__Prompt__: Give the number of lines in the listing that hold the word "this". Write nothing but that number.

Items from a dataset:
((

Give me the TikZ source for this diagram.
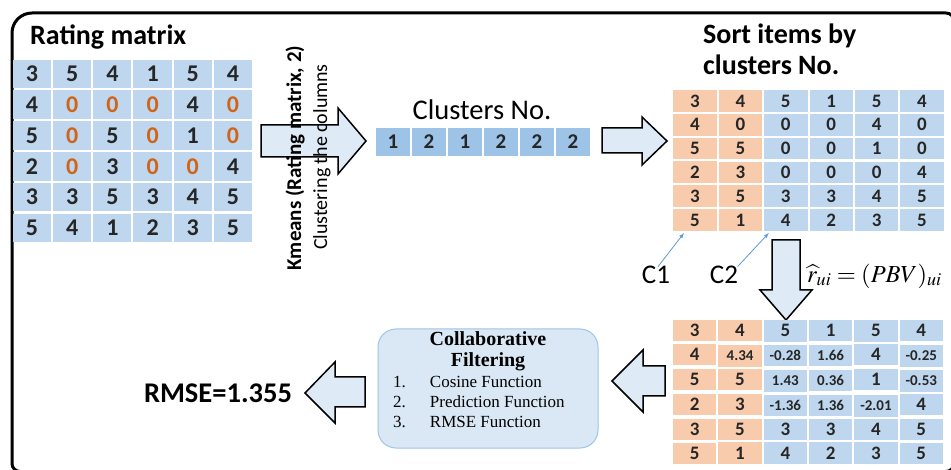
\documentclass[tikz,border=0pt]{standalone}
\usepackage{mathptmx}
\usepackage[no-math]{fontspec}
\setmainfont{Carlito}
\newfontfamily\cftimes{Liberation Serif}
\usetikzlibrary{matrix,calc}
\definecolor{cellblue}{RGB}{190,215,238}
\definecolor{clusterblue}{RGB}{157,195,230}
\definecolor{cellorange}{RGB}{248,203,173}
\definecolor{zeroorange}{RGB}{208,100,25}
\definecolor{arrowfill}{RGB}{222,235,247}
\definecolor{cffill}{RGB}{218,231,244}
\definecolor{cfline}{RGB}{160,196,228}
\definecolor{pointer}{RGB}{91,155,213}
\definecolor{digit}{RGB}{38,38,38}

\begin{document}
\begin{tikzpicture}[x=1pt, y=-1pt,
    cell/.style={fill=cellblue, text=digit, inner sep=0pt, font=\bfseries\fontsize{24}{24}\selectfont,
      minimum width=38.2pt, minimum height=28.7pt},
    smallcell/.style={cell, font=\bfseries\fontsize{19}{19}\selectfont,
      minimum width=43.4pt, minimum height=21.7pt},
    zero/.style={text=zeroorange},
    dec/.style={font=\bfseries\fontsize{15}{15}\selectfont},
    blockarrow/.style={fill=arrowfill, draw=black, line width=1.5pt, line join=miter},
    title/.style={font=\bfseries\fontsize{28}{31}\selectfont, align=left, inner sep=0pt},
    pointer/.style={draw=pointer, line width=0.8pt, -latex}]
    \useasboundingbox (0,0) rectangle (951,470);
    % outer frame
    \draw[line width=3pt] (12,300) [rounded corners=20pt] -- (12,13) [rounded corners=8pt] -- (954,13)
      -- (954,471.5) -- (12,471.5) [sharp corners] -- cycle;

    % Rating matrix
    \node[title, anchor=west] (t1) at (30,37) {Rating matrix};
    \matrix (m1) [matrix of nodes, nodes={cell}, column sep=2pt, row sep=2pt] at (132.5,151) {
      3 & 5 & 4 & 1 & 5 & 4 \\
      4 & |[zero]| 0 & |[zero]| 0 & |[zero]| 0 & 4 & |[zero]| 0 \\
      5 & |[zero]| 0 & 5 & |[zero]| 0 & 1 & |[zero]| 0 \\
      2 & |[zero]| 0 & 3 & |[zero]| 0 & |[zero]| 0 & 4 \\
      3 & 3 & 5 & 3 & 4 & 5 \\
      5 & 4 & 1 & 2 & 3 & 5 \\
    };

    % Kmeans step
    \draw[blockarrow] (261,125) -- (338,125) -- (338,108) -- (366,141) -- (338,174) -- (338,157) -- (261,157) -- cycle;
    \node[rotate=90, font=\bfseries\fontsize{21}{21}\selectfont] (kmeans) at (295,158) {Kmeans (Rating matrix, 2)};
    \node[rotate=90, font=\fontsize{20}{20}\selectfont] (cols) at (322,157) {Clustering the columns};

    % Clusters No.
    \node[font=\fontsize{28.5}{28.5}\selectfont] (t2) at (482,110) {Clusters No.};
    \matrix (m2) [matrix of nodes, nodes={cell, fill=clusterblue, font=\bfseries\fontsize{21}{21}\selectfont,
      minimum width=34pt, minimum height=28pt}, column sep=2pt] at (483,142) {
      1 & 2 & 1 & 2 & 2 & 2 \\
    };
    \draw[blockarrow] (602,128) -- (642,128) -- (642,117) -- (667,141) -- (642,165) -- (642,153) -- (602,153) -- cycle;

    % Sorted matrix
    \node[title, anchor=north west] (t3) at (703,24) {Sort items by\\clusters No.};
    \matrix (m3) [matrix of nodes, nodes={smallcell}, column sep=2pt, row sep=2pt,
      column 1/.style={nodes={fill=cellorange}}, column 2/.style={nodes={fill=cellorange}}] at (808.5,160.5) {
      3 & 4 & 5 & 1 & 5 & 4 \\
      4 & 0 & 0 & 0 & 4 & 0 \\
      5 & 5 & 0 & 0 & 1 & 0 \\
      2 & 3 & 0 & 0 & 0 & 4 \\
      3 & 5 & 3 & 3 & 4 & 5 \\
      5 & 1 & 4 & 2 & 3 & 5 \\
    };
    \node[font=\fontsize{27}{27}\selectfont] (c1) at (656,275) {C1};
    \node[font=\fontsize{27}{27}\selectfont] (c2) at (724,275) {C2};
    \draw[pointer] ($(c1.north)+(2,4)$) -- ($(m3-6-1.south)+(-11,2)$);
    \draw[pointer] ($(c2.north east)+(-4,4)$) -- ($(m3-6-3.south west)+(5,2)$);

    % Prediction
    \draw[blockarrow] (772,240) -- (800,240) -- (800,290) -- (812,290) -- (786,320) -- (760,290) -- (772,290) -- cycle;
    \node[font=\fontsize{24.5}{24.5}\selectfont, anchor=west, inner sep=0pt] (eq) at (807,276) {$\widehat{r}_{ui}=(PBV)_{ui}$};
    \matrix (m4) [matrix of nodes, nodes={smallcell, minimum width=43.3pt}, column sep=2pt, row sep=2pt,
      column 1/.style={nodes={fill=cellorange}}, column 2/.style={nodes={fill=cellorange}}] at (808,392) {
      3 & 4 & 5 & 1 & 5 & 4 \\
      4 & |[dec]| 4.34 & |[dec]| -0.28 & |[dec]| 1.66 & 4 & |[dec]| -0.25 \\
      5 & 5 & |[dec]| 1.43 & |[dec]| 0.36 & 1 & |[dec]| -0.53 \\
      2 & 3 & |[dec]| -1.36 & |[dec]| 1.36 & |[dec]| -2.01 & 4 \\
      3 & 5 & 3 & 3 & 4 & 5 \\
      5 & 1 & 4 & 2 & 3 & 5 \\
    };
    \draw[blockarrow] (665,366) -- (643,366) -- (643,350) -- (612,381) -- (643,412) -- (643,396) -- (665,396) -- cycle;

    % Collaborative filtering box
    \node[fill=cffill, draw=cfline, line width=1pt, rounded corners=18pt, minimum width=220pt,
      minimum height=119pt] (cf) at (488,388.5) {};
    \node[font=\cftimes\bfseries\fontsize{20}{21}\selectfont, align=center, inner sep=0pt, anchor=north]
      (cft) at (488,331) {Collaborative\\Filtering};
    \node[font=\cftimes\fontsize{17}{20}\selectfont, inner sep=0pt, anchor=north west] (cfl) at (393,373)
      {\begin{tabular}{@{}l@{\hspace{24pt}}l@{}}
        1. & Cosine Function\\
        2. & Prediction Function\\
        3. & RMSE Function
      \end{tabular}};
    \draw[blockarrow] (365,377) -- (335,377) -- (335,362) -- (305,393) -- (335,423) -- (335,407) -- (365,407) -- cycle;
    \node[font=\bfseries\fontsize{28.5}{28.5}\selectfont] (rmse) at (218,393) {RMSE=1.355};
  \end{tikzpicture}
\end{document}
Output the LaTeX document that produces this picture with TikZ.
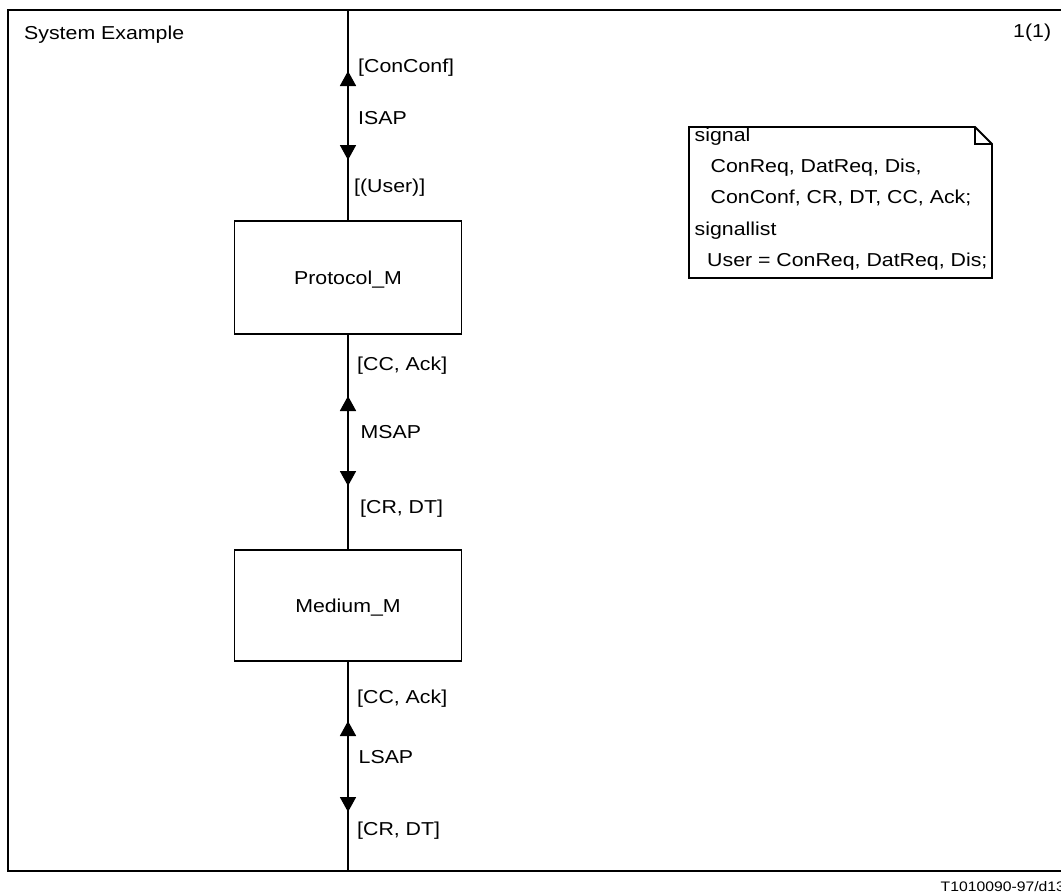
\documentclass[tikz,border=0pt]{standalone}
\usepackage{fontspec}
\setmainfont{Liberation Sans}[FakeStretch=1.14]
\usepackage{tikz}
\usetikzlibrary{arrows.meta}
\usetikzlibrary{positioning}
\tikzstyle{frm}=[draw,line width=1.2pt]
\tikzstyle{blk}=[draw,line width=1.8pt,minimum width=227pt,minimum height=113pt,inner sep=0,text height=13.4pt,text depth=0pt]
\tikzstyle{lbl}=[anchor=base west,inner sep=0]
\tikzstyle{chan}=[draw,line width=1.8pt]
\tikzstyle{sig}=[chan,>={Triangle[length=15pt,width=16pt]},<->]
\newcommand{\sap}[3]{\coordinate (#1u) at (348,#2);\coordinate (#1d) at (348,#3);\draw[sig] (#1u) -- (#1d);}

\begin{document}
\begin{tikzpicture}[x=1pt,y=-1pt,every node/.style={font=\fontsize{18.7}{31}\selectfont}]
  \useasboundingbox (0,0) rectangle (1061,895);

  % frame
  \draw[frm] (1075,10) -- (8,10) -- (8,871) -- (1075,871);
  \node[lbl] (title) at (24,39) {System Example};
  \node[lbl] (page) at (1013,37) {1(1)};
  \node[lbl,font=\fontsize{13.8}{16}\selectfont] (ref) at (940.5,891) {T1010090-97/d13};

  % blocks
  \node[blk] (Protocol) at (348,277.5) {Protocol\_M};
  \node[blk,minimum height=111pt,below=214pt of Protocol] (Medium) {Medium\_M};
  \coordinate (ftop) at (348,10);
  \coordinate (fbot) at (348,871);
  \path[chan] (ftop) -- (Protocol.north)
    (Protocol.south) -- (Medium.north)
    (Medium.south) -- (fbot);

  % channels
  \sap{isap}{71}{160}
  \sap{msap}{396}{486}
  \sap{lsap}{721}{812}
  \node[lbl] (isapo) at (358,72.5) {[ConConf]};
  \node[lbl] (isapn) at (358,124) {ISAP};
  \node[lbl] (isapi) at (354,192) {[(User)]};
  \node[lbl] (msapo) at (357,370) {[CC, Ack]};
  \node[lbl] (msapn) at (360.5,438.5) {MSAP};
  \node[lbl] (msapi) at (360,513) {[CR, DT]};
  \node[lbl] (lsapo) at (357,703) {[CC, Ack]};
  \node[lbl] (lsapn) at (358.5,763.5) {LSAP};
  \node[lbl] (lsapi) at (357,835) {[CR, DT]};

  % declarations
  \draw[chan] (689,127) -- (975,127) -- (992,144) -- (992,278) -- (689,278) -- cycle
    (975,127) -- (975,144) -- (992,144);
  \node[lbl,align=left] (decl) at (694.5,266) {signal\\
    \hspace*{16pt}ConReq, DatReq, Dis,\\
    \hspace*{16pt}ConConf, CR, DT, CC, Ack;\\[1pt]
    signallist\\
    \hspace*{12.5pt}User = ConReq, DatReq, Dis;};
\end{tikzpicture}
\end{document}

))

__Exercise solution__: 2